[begin Stored rows]

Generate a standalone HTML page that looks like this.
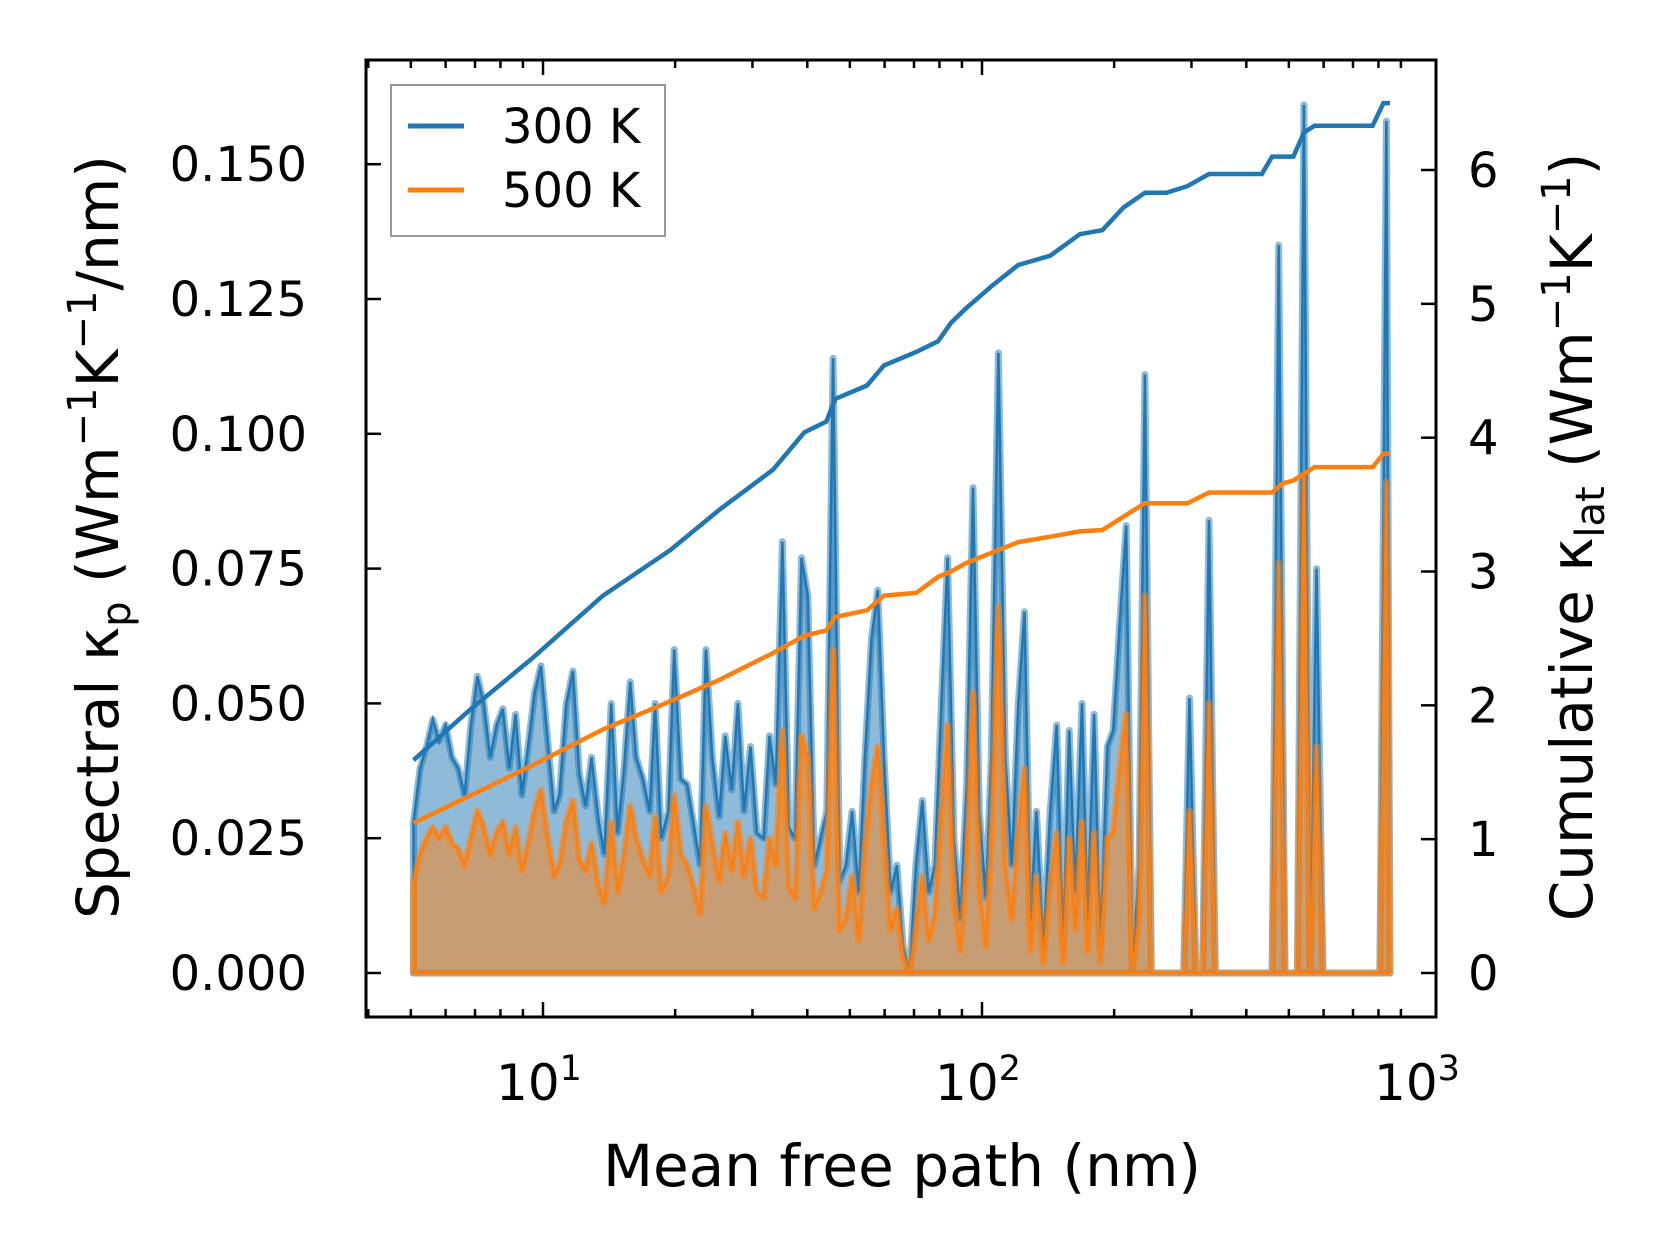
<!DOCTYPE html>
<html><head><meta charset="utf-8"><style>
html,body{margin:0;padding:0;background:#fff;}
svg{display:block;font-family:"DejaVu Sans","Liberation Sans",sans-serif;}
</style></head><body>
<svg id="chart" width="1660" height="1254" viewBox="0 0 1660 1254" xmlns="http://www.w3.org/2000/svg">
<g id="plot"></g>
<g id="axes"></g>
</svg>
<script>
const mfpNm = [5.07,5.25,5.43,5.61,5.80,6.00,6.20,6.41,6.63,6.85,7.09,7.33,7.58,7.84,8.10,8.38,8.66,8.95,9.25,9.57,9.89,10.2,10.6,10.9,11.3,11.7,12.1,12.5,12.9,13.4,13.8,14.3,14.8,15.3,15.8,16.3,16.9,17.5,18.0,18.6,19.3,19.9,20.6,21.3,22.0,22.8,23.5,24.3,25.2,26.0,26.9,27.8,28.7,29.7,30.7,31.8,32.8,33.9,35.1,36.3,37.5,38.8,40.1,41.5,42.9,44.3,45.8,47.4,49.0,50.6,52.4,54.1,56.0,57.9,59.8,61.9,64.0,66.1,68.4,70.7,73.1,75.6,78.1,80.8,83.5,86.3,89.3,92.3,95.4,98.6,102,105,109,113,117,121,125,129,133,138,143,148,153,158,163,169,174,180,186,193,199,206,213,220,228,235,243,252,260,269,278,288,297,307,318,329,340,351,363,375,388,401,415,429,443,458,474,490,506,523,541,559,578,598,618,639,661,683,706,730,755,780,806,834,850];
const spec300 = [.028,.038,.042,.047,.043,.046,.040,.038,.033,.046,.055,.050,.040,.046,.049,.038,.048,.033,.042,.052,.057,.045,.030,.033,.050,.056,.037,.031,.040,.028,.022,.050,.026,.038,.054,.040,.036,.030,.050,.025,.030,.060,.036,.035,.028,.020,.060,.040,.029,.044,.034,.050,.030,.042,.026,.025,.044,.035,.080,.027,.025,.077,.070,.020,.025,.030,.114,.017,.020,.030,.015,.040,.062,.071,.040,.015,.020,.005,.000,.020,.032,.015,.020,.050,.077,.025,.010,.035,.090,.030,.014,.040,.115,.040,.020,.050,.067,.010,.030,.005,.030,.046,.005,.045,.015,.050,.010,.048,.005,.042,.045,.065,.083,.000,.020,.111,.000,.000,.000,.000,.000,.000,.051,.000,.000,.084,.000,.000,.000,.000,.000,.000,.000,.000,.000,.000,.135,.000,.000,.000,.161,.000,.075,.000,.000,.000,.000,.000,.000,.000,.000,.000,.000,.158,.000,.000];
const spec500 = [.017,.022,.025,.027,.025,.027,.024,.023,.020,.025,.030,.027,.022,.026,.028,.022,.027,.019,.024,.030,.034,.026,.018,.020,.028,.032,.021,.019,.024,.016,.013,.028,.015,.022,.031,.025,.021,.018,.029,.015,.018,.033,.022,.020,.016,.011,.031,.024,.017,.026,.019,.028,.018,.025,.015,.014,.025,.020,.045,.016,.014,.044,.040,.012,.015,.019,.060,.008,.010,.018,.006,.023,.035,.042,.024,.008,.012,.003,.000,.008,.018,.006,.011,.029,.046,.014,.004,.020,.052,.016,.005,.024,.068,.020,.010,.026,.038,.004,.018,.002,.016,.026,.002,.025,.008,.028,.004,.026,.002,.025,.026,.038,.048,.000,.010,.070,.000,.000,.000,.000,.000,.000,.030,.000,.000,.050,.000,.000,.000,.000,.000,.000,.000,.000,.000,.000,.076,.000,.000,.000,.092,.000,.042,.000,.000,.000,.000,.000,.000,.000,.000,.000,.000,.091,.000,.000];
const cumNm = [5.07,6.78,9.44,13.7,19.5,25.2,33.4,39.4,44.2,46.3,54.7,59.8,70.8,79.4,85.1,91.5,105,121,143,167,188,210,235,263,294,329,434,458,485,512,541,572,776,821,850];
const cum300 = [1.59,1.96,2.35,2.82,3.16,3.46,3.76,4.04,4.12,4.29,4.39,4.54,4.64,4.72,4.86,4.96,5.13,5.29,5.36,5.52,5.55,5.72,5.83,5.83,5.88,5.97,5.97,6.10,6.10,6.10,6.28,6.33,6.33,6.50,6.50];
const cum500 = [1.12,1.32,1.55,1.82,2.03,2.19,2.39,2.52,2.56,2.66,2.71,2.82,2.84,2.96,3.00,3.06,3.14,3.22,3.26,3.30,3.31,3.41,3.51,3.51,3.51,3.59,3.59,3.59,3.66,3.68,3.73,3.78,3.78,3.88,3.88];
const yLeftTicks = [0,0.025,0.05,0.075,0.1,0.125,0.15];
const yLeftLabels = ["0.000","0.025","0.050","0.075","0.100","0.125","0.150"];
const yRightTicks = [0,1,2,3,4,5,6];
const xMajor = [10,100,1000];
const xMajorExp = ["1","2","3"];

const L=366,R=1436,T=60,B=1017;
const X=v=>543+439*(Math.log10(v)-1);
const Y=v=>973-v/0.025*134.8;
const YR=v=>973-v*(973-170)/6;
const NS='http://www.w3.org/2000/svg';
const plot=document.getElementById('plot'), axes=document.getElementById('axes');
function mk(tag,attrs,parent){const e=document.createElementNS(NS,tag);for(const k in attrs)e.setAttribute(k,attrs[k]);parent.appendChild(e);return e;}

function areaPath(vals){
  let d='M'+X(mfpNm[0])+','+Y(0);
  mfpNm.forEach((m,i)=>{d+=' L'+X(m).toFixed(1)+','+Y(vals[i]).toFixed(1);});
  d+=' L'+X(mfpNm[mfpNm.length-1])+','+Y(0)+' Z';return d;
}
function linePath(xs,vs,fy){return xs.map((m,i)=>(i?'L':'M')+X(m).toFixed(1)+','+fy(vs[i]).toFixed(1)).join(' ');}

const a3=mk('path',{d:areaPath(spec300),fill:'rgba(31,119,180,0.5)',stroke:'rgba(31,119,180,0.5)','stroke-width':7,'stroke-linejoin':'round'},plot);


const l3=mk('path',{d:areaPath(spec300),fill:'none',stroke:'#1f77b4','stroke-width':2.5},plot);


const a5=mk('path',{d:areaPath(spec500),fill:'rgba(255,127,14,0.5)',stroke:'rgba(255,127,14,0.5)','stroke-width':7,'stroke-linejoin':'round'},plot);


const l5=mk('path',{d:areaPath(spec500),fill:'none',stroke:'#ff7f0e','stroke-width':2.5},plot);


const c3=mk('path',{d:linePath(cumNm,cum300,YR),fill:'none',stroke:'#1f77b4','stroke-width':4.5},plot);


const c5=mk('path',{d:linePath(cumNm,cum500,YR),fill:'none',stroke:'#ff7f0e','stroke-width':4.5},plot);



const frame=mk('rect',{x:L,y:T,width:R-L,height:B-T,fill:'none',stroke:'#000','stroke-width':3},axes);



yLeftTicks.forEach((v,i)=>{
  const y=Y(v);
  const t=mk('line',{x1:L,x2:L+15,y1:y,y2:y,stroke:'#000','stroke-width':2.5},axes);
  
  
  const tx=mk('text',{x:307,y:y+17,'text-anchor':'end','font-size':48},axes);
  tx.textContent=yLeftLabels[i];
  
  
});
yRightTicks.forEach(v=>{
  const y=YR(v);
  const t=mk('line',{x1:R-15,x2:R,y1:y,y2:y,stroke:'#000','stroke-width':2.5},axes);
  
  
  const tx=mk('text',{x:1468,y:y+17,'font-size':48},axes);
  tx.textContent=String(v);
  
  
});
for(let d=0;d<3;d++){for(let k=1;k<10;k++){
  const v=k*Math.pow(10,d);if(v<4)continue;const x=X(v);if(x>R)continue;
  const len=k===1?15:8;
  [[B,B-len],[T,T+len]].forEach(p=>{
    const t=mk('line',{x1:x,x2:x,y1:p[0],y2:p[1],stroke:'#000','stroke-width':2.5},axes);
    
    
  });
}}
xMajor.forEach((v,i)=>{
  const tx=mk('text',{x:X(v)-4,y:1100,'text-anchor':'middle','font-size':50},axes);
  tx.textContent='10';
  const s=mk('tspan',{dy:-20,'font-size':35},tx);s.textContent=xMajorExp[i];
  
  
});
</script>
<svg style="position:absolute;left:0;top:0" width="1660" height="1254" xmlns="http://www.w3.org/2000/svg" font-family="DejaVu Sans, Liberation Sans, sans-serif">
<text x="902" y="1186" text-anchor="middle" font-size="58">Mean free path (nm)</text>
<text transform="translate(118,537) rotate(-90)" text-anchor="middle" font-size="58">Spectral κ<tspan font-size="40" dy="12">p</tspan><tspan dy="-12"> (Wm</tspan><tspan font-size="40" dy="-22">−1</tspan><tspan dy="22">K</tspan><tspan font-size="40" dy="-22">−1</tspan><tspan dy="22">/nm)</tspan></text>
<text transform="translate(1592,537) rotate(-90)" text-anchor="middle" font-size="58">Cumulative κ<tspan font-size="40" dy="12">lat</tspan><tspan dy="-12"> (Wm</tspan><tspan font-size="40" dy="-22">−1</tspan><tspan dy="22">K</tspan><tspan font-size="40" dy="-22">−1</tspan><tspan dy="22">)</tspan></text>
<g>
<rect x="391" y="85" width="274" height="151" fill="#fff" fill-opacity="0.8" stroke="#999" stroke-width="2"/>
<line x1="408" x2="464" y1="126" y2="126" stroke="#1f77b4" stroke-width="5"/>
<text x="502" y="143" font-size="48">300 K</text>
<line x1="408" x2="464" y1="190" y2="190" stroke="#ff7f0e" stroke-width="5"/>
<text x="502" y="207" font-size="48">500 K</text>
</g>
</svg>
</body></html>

[end Stored rows]
[begin Stored rows]

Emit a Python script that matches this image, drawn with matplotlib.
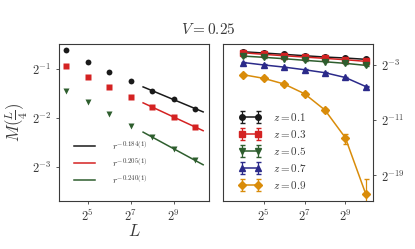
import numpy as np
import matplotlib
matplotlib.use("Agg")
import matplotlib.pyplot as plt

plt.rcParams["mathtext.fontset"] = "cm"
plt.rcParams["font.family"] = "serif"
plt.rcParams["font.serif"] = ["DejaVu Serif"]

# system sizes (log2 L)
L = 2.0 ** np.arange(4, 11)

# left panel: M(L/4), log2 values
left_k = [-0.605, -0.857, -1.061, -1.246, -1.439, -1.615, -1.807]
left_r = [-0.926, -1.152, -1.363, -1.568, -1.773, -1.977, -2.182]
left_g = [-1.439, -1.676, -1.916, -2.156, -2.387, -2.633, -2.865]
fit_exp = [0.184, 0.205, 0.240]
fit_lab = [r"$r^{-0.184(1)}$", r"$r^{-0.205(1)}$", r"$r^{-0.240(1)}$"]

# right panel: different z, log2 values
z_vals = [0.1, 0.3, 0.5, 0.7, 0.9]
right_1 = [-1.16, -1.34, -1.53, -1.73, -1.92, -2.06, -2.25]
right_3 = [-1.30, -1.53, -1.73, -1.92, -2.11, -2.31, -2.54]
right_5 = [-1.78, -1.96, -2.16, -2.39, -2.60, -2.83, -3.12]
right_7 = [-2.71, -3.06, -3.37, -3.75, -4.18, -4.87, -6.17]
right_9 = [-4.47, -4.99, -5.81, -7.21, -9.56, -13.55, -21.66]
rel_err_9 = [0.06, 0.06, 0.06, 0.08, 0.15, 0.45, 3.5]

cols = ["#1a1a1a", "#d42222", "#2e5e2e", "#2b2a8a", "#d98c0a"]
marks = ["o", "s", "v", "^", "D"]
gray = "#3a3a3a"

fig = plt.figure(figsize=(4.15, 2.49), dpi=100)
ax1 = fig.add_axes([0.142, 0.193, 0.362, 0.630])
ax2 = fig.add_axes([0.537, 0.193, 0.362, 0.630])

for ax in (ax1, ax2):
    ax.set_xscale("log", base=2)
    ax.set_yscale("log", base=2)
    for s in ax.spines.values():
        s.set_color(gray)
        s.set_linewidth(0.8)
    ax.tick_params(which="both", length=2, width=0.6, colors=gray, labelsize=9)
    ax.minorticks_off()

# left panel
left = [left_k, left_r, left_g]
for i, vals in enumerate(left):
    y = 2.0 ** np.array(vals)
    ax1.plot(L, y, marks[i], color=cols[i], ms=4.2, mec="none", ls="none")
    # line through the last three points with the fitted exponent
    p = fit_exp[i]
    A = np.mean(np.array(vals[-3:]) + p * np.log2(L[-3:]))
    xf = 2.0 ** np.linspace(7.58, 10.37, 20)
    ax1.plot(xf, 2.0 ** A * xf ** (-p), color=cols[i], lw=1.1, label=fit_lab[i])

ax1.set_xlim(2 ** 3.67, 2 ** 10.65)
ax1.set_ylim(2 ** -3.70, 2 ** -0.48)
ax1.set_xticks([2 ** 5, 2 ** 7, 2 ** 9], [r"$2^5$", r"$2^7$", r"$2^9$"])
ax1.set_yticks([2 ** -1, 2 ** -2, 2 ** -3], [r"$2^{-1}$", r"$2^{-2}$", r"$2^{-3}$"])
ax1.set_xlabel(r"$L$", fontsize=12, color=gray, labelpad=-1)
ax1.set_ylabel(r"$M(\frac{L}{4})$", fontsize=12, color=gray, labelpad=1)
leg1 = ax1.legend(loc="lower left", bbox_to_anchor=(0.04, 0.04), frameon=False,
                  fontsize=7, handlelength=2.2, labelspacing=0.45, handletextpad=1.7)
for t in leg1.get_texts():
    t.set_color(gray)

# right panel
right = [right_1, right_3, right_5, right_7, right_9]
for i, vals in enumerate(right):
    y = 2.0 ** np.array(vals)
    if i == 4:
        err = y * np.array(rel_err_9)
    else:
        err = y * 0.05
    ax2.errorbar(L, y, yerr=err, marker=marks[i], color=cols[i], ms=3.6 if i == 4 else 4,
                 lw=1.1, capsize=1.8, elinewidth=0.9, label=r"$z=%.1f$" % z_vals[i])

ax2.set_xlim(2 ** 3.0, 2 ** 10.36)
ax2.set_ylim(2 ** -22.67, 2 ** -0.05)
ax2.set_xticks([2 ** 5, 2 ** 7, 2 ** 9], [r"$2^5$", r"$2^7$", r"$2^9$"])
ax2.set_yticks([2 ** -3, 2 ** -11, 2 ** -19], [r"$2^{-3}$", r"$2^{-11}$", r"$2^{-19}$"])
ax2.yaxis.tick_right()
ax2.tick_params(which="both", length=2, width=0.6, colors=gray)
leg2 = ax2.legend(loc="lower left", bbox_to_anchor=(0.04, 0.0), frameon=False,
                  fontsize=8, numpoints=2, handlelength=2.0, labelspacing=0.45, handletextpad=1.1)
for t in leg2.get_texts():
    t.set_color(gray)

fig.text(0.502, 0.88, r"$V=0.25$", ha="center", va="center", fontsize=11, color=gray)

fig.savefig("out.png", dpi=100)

[end Stored rows]

### Aim
Skip every picture. Repeat the lines from the one with "Emit a Python" through the one with "L = 2.0 ** np.arange(4, 11)", both ends included.

### In response
Emit a Python script that matches this image, drawn with matplotlib.
import numpy as np
import matplotlib
matplotlib.use("Agg")
import matplotlib.pyplot as plt

plt.rcParams["mathtext.fontset"] = "cm"
plt.rcParams["font.family"] = "serif"
plt.rcParams["font.serif"] = ["DejaVu Serif"]

# system sizes (log2 L)
L = 2.0 ** np.arange(4, 11)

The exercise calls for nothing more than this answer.